The third reason for the renewed interest in Musashi lies in the uncertainty people feel about the present. The chief producer of NHK's TV drama, Hisashi Ichii, explains the idea behind the program: "When individuals are forsaken by their organization or company, they wonder what kind of power they need to get by. This is where Musashi comes in. Musashi had nothing to do with any organization and lived bravely through turbulent times armed only with his swordsmanship. That is the image I hoped to portray of him."

Musashi Interested in Arts
From the time when he defeated his first opponent at the age of 13, Musashi, who developed a two-sworded fighting style, faced more than 60 opponents and never lost. The crowning achievement of his career was when he defeated Sasaki Kojiro, considered to be a master swordsman, on the island of Ganryujima (presently part of Shimonoseki City, Yamaguchi Prefecture). That event has been recreated on stage and screen countless times, so it is an episode that strikes a chord with most Japanese people.

When he was 57, Musashi finally found a permanent place to live. He settled in Kumamoto on the island of Kyushu in 1640 and worked as an instructor in swordsmanship for the Hosokawa daimyo family. Although he is best remembered as a pioneer who developed a two-sword fighting style that is relatively rare in Japan, Musashi was also involved in art, calligraphy, the tea ceremony, and poetry. He lived out his later years peacefully and died of illness at the age of 62. Musashi wrote a book on swordsmanship titled Gorin no sho (The Book of Five Rings) and painted numerous pictures of great artistic merit, achievements that serve as proof of his multiple talents.

Musashi Boosts Tourism
Areas connected with Musashi, such as the locations where he is believed to have been born and died, are stressing their links with the great swordsman in order to attract visitors. Three places lay claim to the title of Musashi's birthplace (one in Okayama Prefecture and two in Hyogo Prefecture), and each emphasizes the truth of its claim and promotes itself as the genuine article. The fact that there are three competing claims only seems to have aroused more interest in Musashi, and tourists are flocking to all three places in increasing numbers.

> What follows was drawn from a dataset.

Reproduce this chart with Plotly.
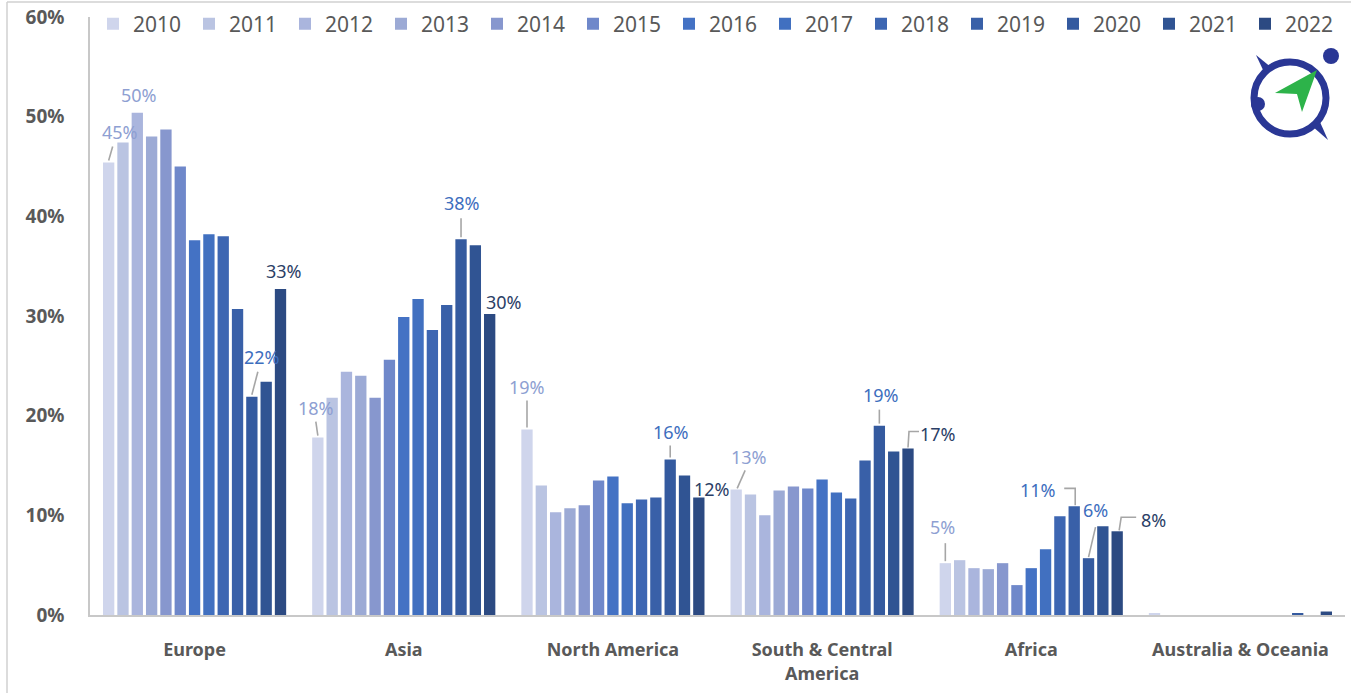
import plotly.graph_objects as go

# Share of installations by region, 2010-2022 (percent)
regions = ["Europe", "Asia", "North America", "South & Central<br>America", "Africa",
           "Australia & Oceania"]
years = ["2010", "2011", "2012", "2013", "2014", "2015", "2016",
         "2017", "2018", "2019", "2020", "2021", "2022"]

europe = [45.4, 47.4, 50.4, 48.0, 48.7, 45.0, 37.6, 38.2, 38.0, 30.7, 21.9, 23.4, 32.7]
asia = [17.8, 21.8, 24.4, 24.0, 21.8, 25.6, 29.9, 31.7, 28.6, 31.1, 37.7, 37.1, 30.2]
north_america = [18.6, 13.0, 10.3, 10.7, 11.0, 13.5, 13.9, 11.2, 11.6, 11.8, 15.6, 14.0, 11.8]
south_central_america = [12.6, 12.1, 10.0, 12.5, 12.9, 12.7, 13.6, 12.3, 11.7, 15.5, 19.0, 16.4, 16.7]
africa = [5.2, 5.5, 4.7, 4.6, 5.2, 3.0, 4.7, 6.6, 9.9, 10.9, 5.7, 8.9, 8.4]
australia_oceania = [0.12, 0.0, 0.0, 0.0, 0.0, 0.0, 0.0, 0.0, 0.0, 0.0, 0.2, 0.0, 0.35]

series_by_region = [europe, asia, north_america, south_central_america, africa,
                    australia_oceania]

year_colors = ["#CFD5EC", "#BAC4E2", "#AAB5DD", "#9CAAD5", "#8797CE", "#6F88CA", "#4472C4",
               "#4170C0", "#3D66B2", "#3960A8", "#345A9F", "#305493", "#2C4A82"]

LIGHT_LBL = "#8E9FD2"
MID_LBL = "#3D6EBE"
DARK_LBL = "#2B3E66"
LEADER = "#A6A6A6"

BARGAP = 0.11
N = len(years)

# canvas / plot-area geometry (pixels)
W, H = 1351, 693
ML, MR, MT, MB = 90, 6, 17, 78
PW, PH = W - ML - MR, H - MT - MB

# legend layout: distance between consecutive entries, and the fixed
# symbol+gap part plotly adds on top of entrywidth
LEG_PITCH = 96
LEG_FIXED = 45


def bar_x(region_idx, year_idx):
    """Centre of a grouped bar on the numeric category axis."""
    return region_idx + (-0.5 + (year_idx + 0.5) / N) * (1 - BARGAP)


def px_x(p):
    return (p - ML) / PW


def px_y(p):
    return (H - MB - p) / PH


fig = go.Figure()
x_pos = list(range(len(regions)))
for j, yr in enumerate(years):
    fig.add_trace(go.Bar(
        x=x_pos,
        y=[series[j] for series in series_by_region],
        name=yr,
        marker=dict(color=year_colors[j], line=dict(width=0)),
        legend="legend" if j < 7 else "legend2",
        hovertemplate="%{y:.1f}%<extra>" + yr + "</extra>",
    ))

# Data labels: (region, year, label dx, label dy, leader path in px from bar top, colour)
labels = [
    (0, 0, 11, 31, "M0,2 L4,16", LIGHT_LBL),
    (0, 2, 2, 18, None, LIGHT_LBL),
    (0, 10, 10, 40, "M0,2 L6,25", MID_LBL),
    (0, 12, 3, 18, None, DARK_LBL),
    (1, 0, -2, 30, "M0,2 L-2,16", LIGHT_LBL),
    (1, 10, 1, 36, "M0,2 L0,21", MID_LBL),
    (1, 12, 14, 12, None, DARK_LBL),
    (2, 0, 0, 43, "M0,2 L0,29", LIGHT_LBL),
    (2, 10, 1, 28, "M0,2 L0,14", MID_LBL),
    (2, 12, 13, 8, None, DARK_LBL),
    (3, 0, 13, 32, "M1,1 L9,19", LIGHT_LBL),
    (3, 10, 2, 31, "M0,2 L0,16", MID_LBL),
    (3, 12, 30, 15, "M0,1 L1,17 L11,17", DARK_LBL),
    (4, 0, -3, 36, "M0,2 L0,20", LIGHT_LBL),
    (4, 9, -36, 16, "M1,1 L1,18 L-10,18", MID_LBL),
    (4, 10, 7, 48, "M0,1 L7,31", MID_LBL),
    (4, 12, 36, 11, "M2,1 L4,14 L19,14", DARK_LBL),
]

annotations = []
shapes = []
for r, j, dx, dy, path, col in labels:
    xv = bar_x(r, j)
    yv = series_by_region[r][j]
    annotations.append(dict(
        x=xv, y=yv, xref="x", yref="y", text=f"{round(yv)}%", showarrow=False,
        xshift=dx, yshift=dy, xanchor="center", yanchor="middle",
        font=dict(size=18, color=col, family="Noto Sans"),
    ))
    if path:
        shapes.append(dict(
            type="path", xref="x", yref="y", xsizemode="pixel", ysizemode="pixel",
            xanchor=xv, yanchor=yv, path=path,
            line=dict(color=LEADER, width=1.6),
        ))

# thin frame on the top and left edges
shapes.append(dict(type="line", xref="paper", yref="paper",
                   x0=px_x(7), x1=px_x(W), y0=px_y(2), y1=px_y(2),
                   line=dict(color="#D0D0D0", width=1.5)))
shapes.append(dict(type="line", xref="paper", yref="paper",
                   x0=px_x(7), x1=px_x(7), y0=px_y(2), y1=px_y(H),
                   line=dict(color="#D0D0D0", width=1.5)))

# logo: orbit ring, two nodes, green pointer
LOGO_BLUE = "#2A3795"
shapes.append(dict(type="circle", xref="paper", yref="paper",
                   x0=px_x(1254), x1=px_x(1326), y0=px_y(134), y1=px_y(62),
                   line=dict(color=LOGO_BLUE, width=7)))
for cx, cy, rr in [(1331, 56, 8), (1258, 104, 7)]:
    shapes.append(dict(type="circle", xref="paper", yref="paper",
                       x0=px_x(cx - rr), x1=px_x(cx + rr), y0=px_y(cy + rr), y1=px_y(cy - rr),
                       fillcolor=LOGO_BLUE, line=dict(width=0)))


def ppath(points):
    return "M " + " L ".join(f"{px_x(a):.5f},{px_y(b):.5f}" for a, b in points) + " Z"


shapes.append(dict(type="path", xref="paper", yref="paper",
                   path=ppath([(1256, 55), (1272, 68), (1264, 72)]),
                   fillcolor=LOGO_BLUE, line=dict(width=0)))
shapes.append(dict(type="path", xref="paper", yref="paper",
                   path=ppath([(1328, 140), (1312, 126), (1320, 122)]),
                   fillcolor=LOGO_BLUE, line=dict(width=0)))
shapes.append(dict(type="path", xref="paper", yref="paper",
                   path=ppath([(1275, 93), (1317, 70), (1302, 112), (1297, 94)]),
                   fillcolor="#2DB34A", line=dict(width=0)))

legend_common = dict(
    orientation="h", xanchor="left", yanchor="middle",
    entrywidth=LEG_PITCH - LEG_FIXED, entrywidthmode="pixels", itemwidth=30,
    font=dict(size=21, color="#595959", family="Noto Sans"),
    bgcolor="rgba(0,0,0,0)", tracegroupgap=0, itemclick=False,
)

LEG_X0 = 93

fig.update_layout(
    width=W, height=H,
    margin=dict(l=ML, r=MR, t=MT, b=MB, autoexpand=False),
    paper_bgcolor="white", plot_bgcolor="white",
    font=dict(family="Noto Sans", color="#595959"),
    barmode="group", bargap=BARGAP, bargroupgap=0.21,
    showlegend=True,
    legend=dict(x=px_x(LEG_X0), y=px_y(24), **legend_common),
    legend2=dict(x=px_x(LEG_X0 + 7 * LEG_PITCH), y=px_y(24), **legend_common),
    xaxis=dict(
        range=[-0.5, len(regions) - 0.5], tickmode="array", tickvals=x_pos, ticktext=regions,
        showline=True, linecolor="#C8C8C8", linewidth=1.5, showgrid=False, zeroline=False,
        ticks="", ticklabelstandoff=18,
        tickfont=dict(size=18, color="#595959", family="Noto Sans", weight="bold"),
        fixedrange=True,
    ),
    yaxis=dict(
        range=[0, 60], dtick=10, ticksuffix="%", showline=True, linecolor="#C8C8C8",
        linewidth=1.5, showgrid=False, zeroline=False, ticks="", ticklabelstandoff=20,
        tickfont=dict(size=19, color="#595959", family="Noto Sans", weight="bold"),
        fixedrange=True,
    ),
    annotations=annotations,
    shapes=shapes,
)

fig.write_html("out.html")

The city of Kumamoto, where Musashi spent his latter years, enjoys booming sales of liquor and manju (steamed buns with a bean-jam filling) bearing his name. Public museums operated by the prefecture and the city are planning exhibitions relating to Musashi. And the island of Ganryujima in Shimonoseki City, where Musashi fought Sasaki Kojiro, has received investment from the city worth ¥2 billion ($16.7 million at ¥120 to the dollar) for beautification aimed at making the island more attractive for tourists. These developments are proof that a swordsman who lived more than 350 years ago still holds sway over Japanese hearts.